## start
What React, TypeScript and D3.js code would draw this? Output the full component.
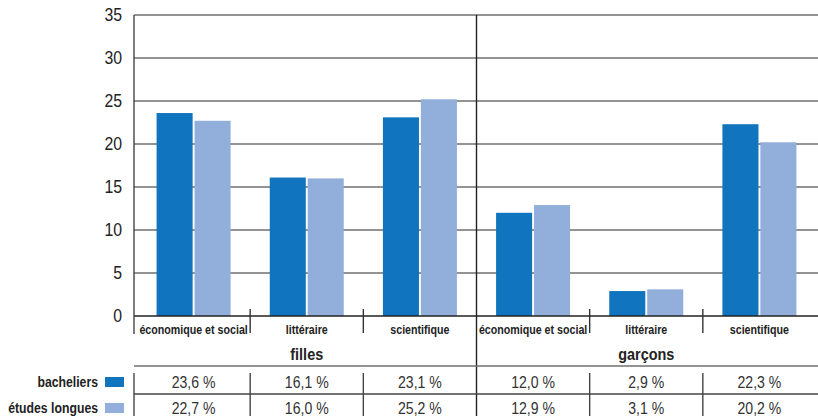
import React from "react";
import * as d3 from "d3";

// Categories (bac series) grouped by sex
const categories = [
  "économique et social",
  "littéraire",
  "scientifique",
  "économique et social",
  "littéraire",
  "scientifique",
];
const groups = ["filles", "garçons"];
const seriesNames = ["bacheliers", "études longues"];
const bacheliers = [23.6, 16.1, 23.1, 12.0, 2.9, 22.3];
const etudesLongues = [22.7, 16.0, 25.2, 12.9, 3.1, 20.2];
const yTicks = [0, 5, 10, 15, 20, 25, 30, 35];
const colors = ["#1174be", "#92aeda"];

const W = 818;
const H = 416;
const FONT = "'Liberation Sans', Arial, sans-serif";

const fmt = (v: number) => v.toFixed(1).replace(".", ",") + " %";

// Horizontally condensed text
function CText(props: {
  x: number;
  y: number;
  sx: number;
  size: number;
  anchor?: string;
  weight?: string;
  fill?: string;
  dy?: string;
  children: React.ReactNode;
}) {
  const { x, y, sx, size, anchor = "middle", weight = "normal", fill = "#222", dy } = props;
  return (
    <text
      transform={`translate(${x},${y}) scale(${sx},1)`}
      textAnchor={anchor}
      fontSize={size}
      fontWeight={weight}
      fill={fill}
      dy={dy}
    >
      {props.children}
    </text>
  );
}

export default function App() {
  const axisX = 134;
  const rightX = 818;
  const y = d3.scaleLinear().domain([0, 35]).range([316, 15]);
  const idx = categories.map((_, i) => i);
  const x0 = d3.scaleBand<number>().domain(idx).range([137, 816]).padding(0);
  const step = x0.step();
  const x1 = d3
    .scaleBand<number>()
    .domain([0, 1])
    .range([step / 2 - 37, step / 2 + 37])
    .paddingInner(0.05);
  const series = [bacheliers, etudesLongues];

  const boundaries = idx.slice(1).map((i) => x0(i)!);
  const tableTop = 366;
  const rowSep = 394;

  return (
    <svg
      width={W}
      height={H}
      style={{ position: "absolute", left: 0, top: 0, background: "#fff" }}
      fontFamily={FONT}
    >
      {/* gridlines */}
      {yTicks.slice(1).map((t) => (
        <line
          key={"g" + t}
          x1={axisX}
          x2={rightX}
          y1={y(t)}
          y2={y(t)}
          stroke="#6f6f6f"
          strokeWidth={1.4}
        />
      ))}
      {/* y tick labels */}
      {yTicks.map((t) => (
        <CText key={"t" + t} x={122} y={y(t)} dy="0.36em" sx={0.88} size={18} anchor="end">
          {t}
        </CText>
      ))}
      {/* bars */}
      {idx.map((i) => (
        <g key={"b" + i} transform={`translate(${x0(i)},0)`}>
          {series.map((s, k) => (
            <rect
              key={k}
              x={x1(k)}
              y={y(s[i])}
              width={x1.bandwidth()}
              height={y(0) - y(s[i])}
              fill={colors[k]}
            />
          ))}
        </g>
      ))}
      {/* axes */}
      <line x1={axisX} x2={rightX} y1={y(0)} y2={y(0)} stroke="#222" strokeWidth={1.4} />
      <line x1={axisX} x2={axisX} y1={y(35)} y2={334} stroke="#444" strokeWidth={1.4} />
      {boundaries.map((bx, j) =>
        j === 2 ? (
          <line key={"d" + j} x1={bx} x2={bx} y1={y(35)} y2={H} stroke="#222" strokeWidth={1.4} />
        ) : (
          <line key={"d" + j} x1={bx} x2={bx} y1={309} y2={333} stroke="#333" strokeWidth={1.4} />
        )
      )}
      {/* category labels */}
      {categories.map((c, i) => (
        <CText key={"c" + i} x={x0(i)! + step / 2} y={334} sx={0.79} size={13.5} weight="bold">
          {c}
        </CText>
      ))}
      {/* group labels */}
      {groups.map((g, gi) => (
        <CText
          key={"grp" + g}
          x={x0(gi * 3 + 1)! + step / 2}
          y={360}
          sx={0.85}
          size={17}
          weight="bold"
        >
          {g}
        </CText>
      ))}
      {/* data table */}
      <line x1={axisX} x2={rightX} y1={tableTop} y2={tableTop} stroke="#6f6f6f" strokeWidth={1.4} />
      <line x1={axisX} x2={rightX} y1={rowSep} y2={rowSep} stroke="#444" strokeWidth={1.4} />
      <line x1={axisX} x2={axisX} y1={373} y2={H} stroke="#444" strokeWidth={1.4} />
      {boundaries.map((bx, j) =>
        j === 2 ? null : (
          <line key={"tv" + j} x1={bx} x2={bx} y1={373} y2={H} stroke="#444" strokeWidth={1.4} />
        )
      )}
      {series.map((s, k) => (
        <g key={"row" + k}>
          <rect x={105} y={k === 0 ? 377 : 403} width={19} height={10} fill={colors[k]} />
          <CText x={98} y={k === 0 ? 387 : 413} sx={0.875} size={14} anchor="end" weight="bold">
            {seriesNames[k]}
          </CText>
          {s.map((v, i) => (
            <CText
              key={i}
              x={x0(i)! + step / 2}
              y={k === 0 ? 388 : 414}
              sx={0.88}
              size={16}
              fill="#333"
            >
              {fmt(v)}
            </CText>
          ))}
        </g>
      ))}
    </svg>
  );
}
## end
To do
Return each line exactly as written. Any picture gets left out.

Response for this exercise
What React, TypeScript and D3.js code would draw this? Output the full component.
import React from "react";
import * as d3 from "d3";

// Categories (bac series) grouped by sex
const categories = [
  "économique et social",
  "littéraire",
  "scientifique",
  "économique et social",
  "littéraire",
  "scientifique",
];
const groups = ["filles", "garçons"];
const seriesNames = ["bacheliers", "études longues"];
const bacheliers = [23.6, 16.1, 23.1, 12.0, 2.9, 22.3];
const etudesLongues = [22.7, 16.0, 25.2, 12.9, 3.1, 20.2];
const yTicks = [0, 5, 10, 15, 20, 25, 30, 35];
const colors = ["#1174be", "#92aeda"];

const W = 818;
const H = 416;
const FONT = "'Liberation Sans', Arial, sans-serif";

const fmt = (v: number) => v.toFixed(1).replace(".", ",") + " %";

// Horizontally condensed text
function CText(props: {
  x: number;
  y: number;
  sx: number;
  size: number;
  anchor?: string;
  weight?: string;
  fill?: string;
  dy?: string;
  children: React.ReactNode;
}) {
  const { x, y, sx, size, anchor = "middle", weight = "normal", fill = "#222", dy } = props;
  return (
    <text
      transform={`translate(${x},${y}) scale(${sx},1)`}
      textAnchor={anchor}
      fontSize={size}
      fontWeight={weight}
      fill={fill}
      dy={dy}
    >
      {props.children}
    </text>
  );
}

export default function App() {
  const axisX = 134;
  const rightX = 818;
  const y = d3.scaleLinear().domain([0, 35]).range([316, 15]);
  const idx = categories.map((_, i) => i);
  const x0 = d3.scaleBand<number>().domain(idx).range([137, 816]).padding(0);
  const step = x0.step();
  const x1 = d3
    .scaleBand<number>()
    .domain([0, 1])
    .range([step / 2 - 37, step / 2 + 37])
    .paddingInner(0.05);
  const series = [bacheliers, etudesLongues];

  const boundaries = idx.slice(1).map((i) => x0(i)!);
  const tableTop = 366;
  const rowSep = 394;

  return (
    <svg
      width={W}
      height={H}
      style={{ position: "absolute", left: 0, top: 0, background: "#fff" }}
      fontFamily={FONT}
    >
      {/* gridlines */}
      {yTicks.slice(1).map((t) => (
        <line
          key={"g" + t}
          x1={axisX}
          x2={rightX}
          y1={y(t)}
          y2={y(t)}
          stroke="#6f6f6f"
          strokeWidth={1.4}
        />
      ))}
      {/* y tick labels */}
      {yTicks.map((t) => (
        <CText key={"t" + t} x={122} y={y(t)} dy="0.36em" sx={0.88} size={18} anchor="end">
          {t}
        </CText>
      ))}
      {/* bars */}
      {idx.map((i) => (
        <g key={"b" + i} transform={`translate(${x0(i)},0)`}>
          {series.map((s, k) => (
            <rect
              key={k}
              x={x1(k)}
              y={y(s[i])}
              width={x1.bandwidth()}
              height={y(0) - y(s[i])}
              fill={colors[k]}
            />
          ))}
        </g>
      ))}
      {/* axes */}
      <line x1={axisX} x2={rightX} y1={y(0)} y2={y(0)} stroke="#222" strokeWidth={1.4} />
      <line x1={axisX} x2={axisX} y1={y(35)} y2={334} stroke="#444" strokeWidth={1.4} />
      {boundaries.map((bx, j) =>
        j === 2 ? (
          <line key={"d" + j} x1={bx} x2={bx} y1={y(35)} y2={H} stroke="#222" strokeWidth={1.4} />
        ) : (
          <line key={"d" + j} x1={bx} x2={bx} y1={309} y2={333} stroke="#333" strokeWidth={1.4} />
        )
      )}
      {/* category labels */}
      {categories.map((c, i) => (
        <CText key={"c" + i} x={x0(i)! + step / 2} y={334} sx={0.79} size={13.5} weight="bold">
          {c}
        </CText>
      ))}
      {/* group labels */}
      {groups.map((g, gi) => (
        <CText
          key={"grp" + g}
          x={x0(gi * 3 + 1)! + step / 2}
          y={360}
          sx={0.85}
          size={17}
          weight="bold"
        >
          {g}
        </CText>
      ))}
      {/* data table */}
      <line x1={axisX} x2={rightX} y1={tableTop} y2={tableTop} stroke="#6f6f6f" strokeWidth={1.4} />
      <line x1={axisX} x2={rightX} y1={rowSep} y2={rowSep} stroke="#444" strokeWidth={1.4} />
      <line x1={axisX} x2={axisX} y1={373} y2={H} stroke="#444" strokeWidth={1.4} />
      {boundaries.map((bx, j) =>
        j === 2 ? null : (
          <line key={"tv" + j} x1={bx} x2={bx} y1={373} y2={H} stroke="#444" strokeWidth={1.4} />
        )
      )}
      {series.map((s, k) => (
        <g key={"row" + k}>
          <rect x={105} y={k === 0 ? 377 : 403} width={19} height={10} fill={colors[k]} />
          <CText x={98} y={k === 0 ? 387 : 413} sx={0.875} size={14} anchor="end" weight="bold">
            {seriesNames[k]}
          </CText>
          {s.map((v, i) => (
            <CText
              key={i}
              x={x0(i)! + step / 2}
              y={k === 0 ? 388 : 414}
              sx={0.88}
              size={16}
              fill="#333"
            >
              {fmt(v)}
            </CText>
          ))}
        </g>
      ))}
    </svg>
  );
}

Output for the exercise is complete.